2 - So what you are saying is the bits are there but they are all zeros. Because my Mutec driver denotes 24… is it counting the zeros? Is it possible whoever mastered this file kinda cheated/short cutted?

The file sounds wonderful to me anyway… I have the 44.1/16 CD version of this also it is a compressed mess. These files sound great in comparison.

Bruce in Philly


Wave files have all sort of very specific meta data, e.g. is it uLaw encoded… And among that meta data has to be some way of letting the reader know the sample rate, how many bits per sample, how many channels, etc. so it can actually interpret the data.

The Wav format doesn’t have a standard for user added metadata, so even if you add some, various programs will treat it differently (including some that may treat it as music.)

The playing program negotiates a sample rate, number of bits, number of channels with ASIO drivers, or states them to WASAPI drivers, etc. That has nothing, a priori, to do with the content of the file.

I was typing “I wouldn’t attribute to cheating or taking a short cut things that can easily be explained by simple mistakes or even the truth.” but here’s the frequency analysis, it was 16/48 at sometime in it’s past:


This probably isn’t just “me”, but I find myself reading whatever it is that Ted writes about, even if the whatever ordinarily would be of no interest to me. Because I learn something new every time, and that has me reaching for the “like” button time and time again.


Yes - I agree, I’ve learnt quite a lot from Ted’s posts. Very informative, Ted’s always willing to help and share with his knowledge.


OK, I guess this a bit rhetorical (pun!),

Why would a file be 48K/16bit (was it born that way?) and then end up 96K/24bit?

I guess we would need someone from the music industry to weigh in here.

I guess the moral of the story is you don’t really know what you are getting. I remember reading when SACD and DVDA came out, the music industry in their rush to get out product, took their 44.1/16 CD tapes, converted them and put them out on these “hi rez” formats thus angering the knowledgeable buying public. To be fair, this file sounds way better than the version I have on CD so I am not unhappy in this case… but…

Anybody from the industry reading this? Insights?

Bruce in Philly


We can only speculate. It may be a file which was down converted and unintentionably not relabled, etc.
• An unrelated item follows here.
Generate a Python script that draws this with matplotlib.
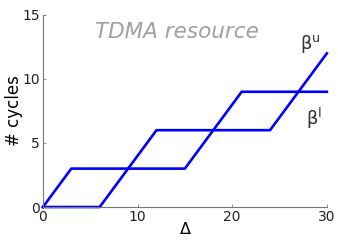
import matplotlib.pyplot as plt

plt.rcParams['mathtext.default'] = 'regular'

# corner points of the two bounds
delta_u = [0, 3, 9, 12, 18, 21, 27, 30]
cycles_u = [0, 3, 3, 6, 6, 9, 9, 12]
delta_l = [0, 6, 9, 15, 18, 24, 27, 30]
cycles_l = [0, 0, 3, 3, 6, 6, 9, 9]

x_ticks = [0, 10, 20, 30]
y_ticks = [0, 5, 10, 15]

fig = plt.figure(figsize=(3.38, 2.41), dpi=100)
ax = fig.add_axes((0.127, 0.141, 0.840, 0.797))

ax.plot(delta_u, cycles_u, color='#0000ff', linewidth=1.9, clip_on=False)
ax.plot(delta_l, cycles_l, color='#0000ff', linewidth=1.9, clip_on=False)

ax.set_xlim(0, 30)
ax.set_ylim(0, 15)
ax.set_xticks(x_ticks)
ax.set_yticks(y_ticks)
ax.tick_params(direction='in', length=2, width=0.6, colors='#777777',
               labelcolor='#222222', labelsize=10, pad=2)

for side in ('top', 'right'):
    ax.spines[side].set_visible(False)
for side in ('left', 'bottom'):
    ax.spines[side].set_color('#777777')
    ax.spines[side].set_linewidth(0.8)

ax.set_xlabel('Δ', fontsize=11.5, labelpad=-1)
ax.set_ylabel('# cycles', fontsize=12, labelpad=0)

ax.text(14.2, 13.65, 'TDMA resource', style='italic', color='#a0a0a0',
        fontsize=15.5, ha='center', va='center')
ax.text(28.3, 12.7, r'$\beta^{u}$', fontsize=13, ha='center', va='center',
        color='#333333')
ax.text(28.7, 6.9, r'$\beta^{l}$', fontsize=13, ha='center', va='center',
        color='#333333')

fig.savefig('out.png', dpi=100)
I always chaff a little when people say, without qualification, that SACDs and DVD-As were produced from 44.1/16 and sold as hi-rez. I know Elk has mentioned some specific examples but out of the (literally) thousands of SACDs that I only have one that is from solely 44.1/16 sources. (I will say that some web sites (to put it charitably) have had a checkered history with quality control of hi-res products.)

The issue of provenance is more complicated than we’d like. Often different elements of a recording are from different sources with differing formats, resolutions, etc. and it’s not always clear which is the original and when the original is lost it’s not clear what the next best is. Most of the recordings out there have incomplete provenance and the studios really have no idea or even any possible way to reconstruct them.

Often it all boils down to trust - trust that the studio, the mastering engineer, the retail outlet/web store, care and are up front about the provenance. That’s one of the reasons I like buying at sites that show provenance on many or most of their recordings and have people I personally trust, etc. I tend to avoid entirely sites that often don’t have a provenance available for many or most of their recordings. I don’t usually blame the sites for not having perfect or complete provenances for every recording, but I don’t like sites that don’t care enough to try.

Here’s a link to a panel talking about this. I don’t know that this is the best recording out there, but I was in the audience for this one:


At times one track out of an album (especially compilations) may come from lower resolution sources that most of the others and may be upsampled, etc. to match the other tracks. This is less necessary with web delivery or streaming, but still happens. As Elk says, without the details (which often just don’t exist) we can only speculate what happened and even less reliably speculate why it happened.